The gamble seemed to pay off. In June 2000, Globix Corp. signed a 15-year lease for the entire building. Cabot added two floors in a $100 million renovation. The structure was dubbed "Boston Internet City."

But the tech bubble had already burst. Globix shares lost most of their value in a few months. Just after Thanksgiving 2000, the company reneged on the lease. (The New York firm later filed for bankruptcy protection from creditors, and emerged from bankruptcy as a going concern in April 2002.)

What to do? "The company looked at the telecom market to see if there were any signs of life they could detect," said Berger, the project manager. "There weren't."

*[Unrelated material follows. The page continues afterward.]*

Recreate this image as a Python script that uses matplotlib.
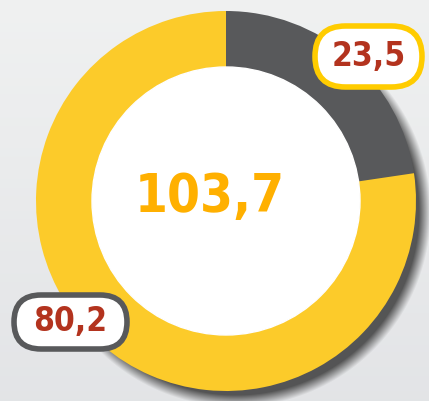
import numpy as np
import matplotlib.pyplot as plt
from matplotlib import font_manager
from matplotlib.patches import FancyBboxPatch

# Data
labels = ["Gris", "Jaune"]
values = [23.5, 80.2]
value_texts = ["23,5", "80,2"]
total_text = "103,7"

GRAY = "#58595b"
YELLOW = "#fccb2a"
RED = "#b3331e"
ORANGE = "#ffb000"

names = {f.name for f in font_manager.fontManager.ttflist}
FAM = ["Liberation Sans Narrow", "DejaVu Sans"] if "Liberation Sans Narrow" in names else ["DejaVu Sans"]

W, H = 429, 401
fig = plt.figure(figsize=(W / 100, H / 100), dpi=100)
ax = fig.add_axes([0, 0, 1, 1])

# background gradient
yy = np.linspace(0, 1, 200)[:, None]
top = np.array([0.94, 0.945, 0.945])
bot = np.array([0.89, 0.895, 0.905])
bg = top * (1 - yy[..., None]) + bot * yy[..., None]
bg = np.repeat(bg, 2, axis=1)
ax.imshow(bg, extent=[0, W, 0, H], origin="upper", aspect="auto", zorder=0)

cx, cy, R, r_in = 226, H - 201, 190, 134

# soft drop shadow
gx, gy = np.meshgrid(np.arange(W) + 0.5, np.arange(H) + 0.5)
d = np.hypot(gx - (cx + 10), (H - gy) - (cy - 11))
a = np.clip((R + 5 - d) / 12, 0, 1) * 0.9
sh = np.zeros((H, W, 4))
sh[..., :3] = 0.27
sh[..., 3] = a
ax.imshow(sh, extent=[0, W, 0, H], origin="upper", aspect="auto", zorder=1)

wedges, _ = ax.pie(values, colors=[GRAY, YELLOW], startangle=90, counterclock=False,
                   center=(cx, cy), radius=R, frame=True,
                   wedgeprops=dict(width=R - r_in, linewidth=0))
for w in wedges:
    w.set_zorder(2)
ax.add_patch(plt.Circle((cx, cy), r_in, color="white", zorder=2))

ax.text(cx - 16, cy + 4, total_text, ha="center", va="center", color=ORANGE,
        fontsize=38, fontweight="bold", fontstretch="condensed", family=FAM, zorder=4)

# value boxes
boxes = [(312, H - 90, 113, 67, "#ffcc00"), (11, H - 352, 119, 60, GRAY)]
for (x0, y0, bw, bh, ec), txt in zip(boxes, value_texts):
    p = FancyBboxPatch((x0 + 3, y0 + 3), bw - 6, bh - 6,
                       boxstyle="round,pad=0,rounding_size=%f" % ((bh - 6) / 2),
                       fc="white", ec=ec, lw=4, zorder=5)
    ax.add_patch(p)
    ax.text(x0 + bw / 2, y0 + bh / 2, txt, ha="center", va="center", color=RED,
            fontsize=24, fontweight="bold", fontstretch="condensed", family=FAM, zorder=6)

ax.set_xlim(0, W)
ax.set_ylim(0, H)
ax.set_aspect("auto")
ax.axis("off")
fig.savefig("out.png", dpi=100)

However, there was still life in life sciences -- biotech, medical devices, and basic research -- and those uses also benefited from the burly specifications of an old industrial building. Cabot opened up additional windows. One floor was reconfigured for two levels of parking, to accommodate higher staffing levels. At the request of the Boston Redevelopment Authority, a glitzy facade was added to give the building visual pizzazz. And Cabot made plans for a big interior atrium with a coffee shop and other spots where employees could congregate.

Presto-chango: Boston Internet City became Boston Tech Center. But not much has happened in the four years since.

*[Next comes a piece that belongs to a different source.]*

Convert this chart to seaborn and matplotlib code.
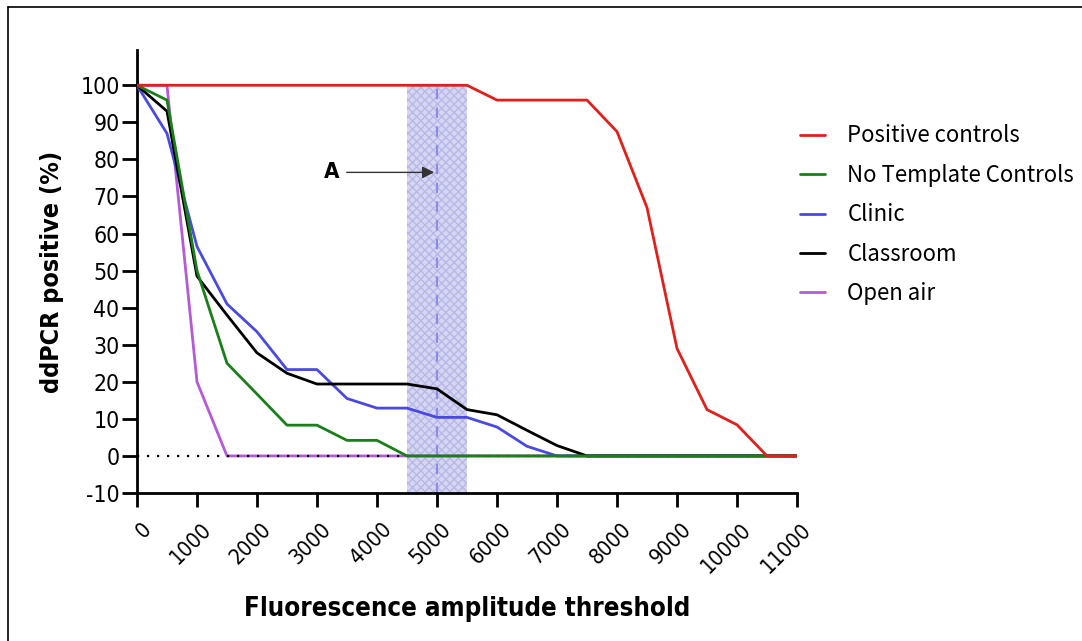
import numpy as np
import pandas as pd
import matplotlib
matplotlib.use("Agg")
import matplotlib.pyplot as plt
import matplotlib.transforms as mtransforms
import seaborn as sns
from matplotlib.lines import Line2D

# ---- data ----
thresholds = [0, 500, 1000, 1500, 2000, 2500, 3000, 3500, 4000, 4500, 5000, 5500,
              6000, 6500, 7000, 7500, 8000, 8500, 9000, 9500, 10000, 10500, 11000]
positive_controls = [100, 100, 100, 100, 100, 100, 100, 100, 100, 100, 100, 100,
                     96, 96, 96, 96, 87.5, 67, 29, 12.5, 8.4, 0, 0]
no_template = [100, 96, 50, 25, 16.7, 8.3, 8.3, 4.2, 4.2, 0, 0, 0,
               0, 0, 0, 0, 0, 0, 0, 0, 0, 0, 0]
clinic = [100, 87, 56.5, 41, 33.5, 23.3, 23.3, 15.5, 12.9, 12.9, 10.4, 10.4,
          7.8, 2.6, 0, 0, 0, 0, 0, 0, 0, 0, 0]
classroom = [100, 93, 48.5, 38, 27.8, 22.3, 19.4, 19.4, 19.4, 19.4, 18.1, 12.5,
             11.1, 6.9, 2.8, 0, 0, 0, 0, 0, 0, 0, 0]
open_air = [100, 100, 20, 0, 0, 0, 0, 0, 0, 0, 0, 0,
            0, 0, 0, 0, 0, 0, 0, 0, 0, 0, 0]
series_names = ["Positive controls", "No Template Controls", "Clinic", "Classroom", "Open air"]
series_colors = ["#e0201b", "#1a7f1a", "#4a4ae0", "#000000", "#b45ad8"]
x_ticks = list(range(0, 11001, 1000))
y_ticks = list(range(-10, 101, 10))
band = (4500, 5500)
cutoff = 5000

frames = []
for name, vals in zip(series_names, [positive_controls, no_template, clinic, classroom, open_air]):
    frames.append(pd.DataFrame({"threshold": thresholds, "pct": vals, "series": name}))
df = pd.concat(frames, ignore_index=True)

sns.set_theme(style="ticks")
plt.rcParams["font.family"] = ["DejaVu Sans"]
plt.rcParams["text.color"] = "black"
plt.rcParams["axes.labelcolor"] = "black"
plt.rcParams["xtick.color"] = "black"
plt.rcParams["ytick.color"] = "black"

fig = plt.figure(figsize=(10.82, 6.41), dpi=100)
ax = fig.add_axes([0.1266, 0.2309, 0.61, 0.691])

# shaded band and cutoff line (from -10 to 100)
ax.fill_between([band[0], band[1]], -10, 100, facecolor="#d6d6f2", edgecolor="#b8b8e8",
                hatch="xxxx", linewidth=0, zorder=1)
ax.plot([cutoff, cutoff], [-10, 100], color="#8c8ce6", linestyle=(0, (5, 4)),
        linewidth=1.5, zorder=1.5)

zorders = {"Open air": 2, "Clinic": 3, "Classroom": 4, "No Template Controls": 6,
           "Positive controls": 7}
pal = dict(zip(series_names, series_colors))
for name in ["Open air", "Clinic", "Classroom", "No Template Controls", "Positive controls"]:
    sub = df[df["series"] == name]
    sns.lineplot(data=sub, x="threshold", y="pct", color=pal[name], linewidth=2,
                 ax=ax, zorder=zorders[name], legend=False)

# dotted zero line
ax.plot([0, 11000], [0, 0], color="black", linestyle=(0, (1, 3.5)), linewidth=1.6, zorder=5)

# annotation A
ax.annotate("", xy=(cutoff, 76.5), xytext=(3450, 76.5),
            arrowprops=dict(arrowstyle="-|>", color="#333333", lw=1, mutation_scale=18),
            zorder=8)
ax.text(3250, 76.5, "A", ha="center", va="center", fontsize=16, fontweight="bold",
        fontstretch="condensed")

ax.set_xlim(0, 11000)
ax.set_ylim(-10, 109.5)
ax.set_xticks(x_ticks)
ax.set_xticklabels([str(v) for v in x_ticks], rotation=45, ha="right",
                   rotation_mode="anchor", fontsize=15.5, fontstretch="condensed")
ax.set_yticks(y_ticks)
ax.set_yticklabels([str(v) for v in y_ticks], fontsize=16.5, fontstretch="condensed")
ax.tick_params(axis="x", length=10, width=2, pad=9)
ax.tick_params(axis="y", length=11, width=2, pad=1.5)
shift = mtransforms.ScaledTranslation(4 / 100, 0, fig.dpi_scale_trans)
for lbl in ax.get_xticklabels():
    lbl.set_transform(lbl.get_transform() + shift)
for s in ["top", "right"]:
    ax.spines[s].set_visible(False)
for s in ["left", "bottom"]:
    ax.spines[s].set_linewidth(2)
    ax.spines[s].set_color("black")

ax.set_xlabel("Fluorescence amplitude threshold", fontsize=18.5, fontweight="bold",
              fontstretch="condensed", labelpad=14)
ax.set_ylabel("ddPCR positive (%)", fontsize=18, fontweight="bold",
              fontstretch="condensed", labelpad=12)

handles = [Line2D([], [], color=c, linewidth=2) for c in series_colors]
leg = fig.legend(handles, series_names, loc="upper left", bbox_to_anchor=(0.7205, 0.837),
                 frameon=False, prop={"family": ["Noto Sans CJK JP", "DejaVu Sans"], "size": 16},
                 handlelength=1.15, handletextpad=1.0, labelspacing=0.74)
for t in leg.get_texts():
    t.set_color("black")

# figure border (top and left only)
fig.add_artist(Line2D([0.0074, 1.0], [0.989, 0.989], transform=fig.transFigure,
                      color="black", linewidth=1.2))
fig.add_artist(Line2D([0.0074, 0.0074], [0.0, 0.989], transform=fig.transFigure,
                      color="black", linewidth=1.2))

fig.savefig("out.png", dpi=100)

Last summer, a subsidiary of Schlumberger Ltd., the international oil-services firm, looked at Boston Tech Center for its new research headquarters. In January, the firm decided to lease space on Memorial Drive near Kendall Square.

"That building was beautiful," said Anne Columbia, president of Columbia Group Realty Advisors Inc., a Boston firm that advised Schlumberger during its search.

But there was still the location issue. "The company's research scientists want to have easy daily interaction with the scientific community," she said.

Now Cabot's big hope is Harvard University, which is formulating plans to expand its campus in Allston, where it has vast real estate holdings that abut the Tech Center. But it could be years before the plans are clear, and even longer before the new academic centers sprout.

In the meantime, there is a glut of lab space.

Debra Gould, principal of Spaulding & Slye Colliers, a Boston real-estate services firm, said lab vacancies in Cambridge are at an all-time high of 24.6 percent. "Tenants have ample opportunity in this market before they have to consider looking at less desirable locations," she said.

Cabot's latest gambit to attract tenants: a proposed shuttle bus that would run to Cambridge and Longwood.

But the real hope is that Harvard will finalize its plans and confirm that Boston Tech Center isn't at the edge of a tired residential neighborhood, but in the middle of a burgeoning academic center. "Every day the Harvard plan comes closer to reality helps," said Doherty, Cabot's president.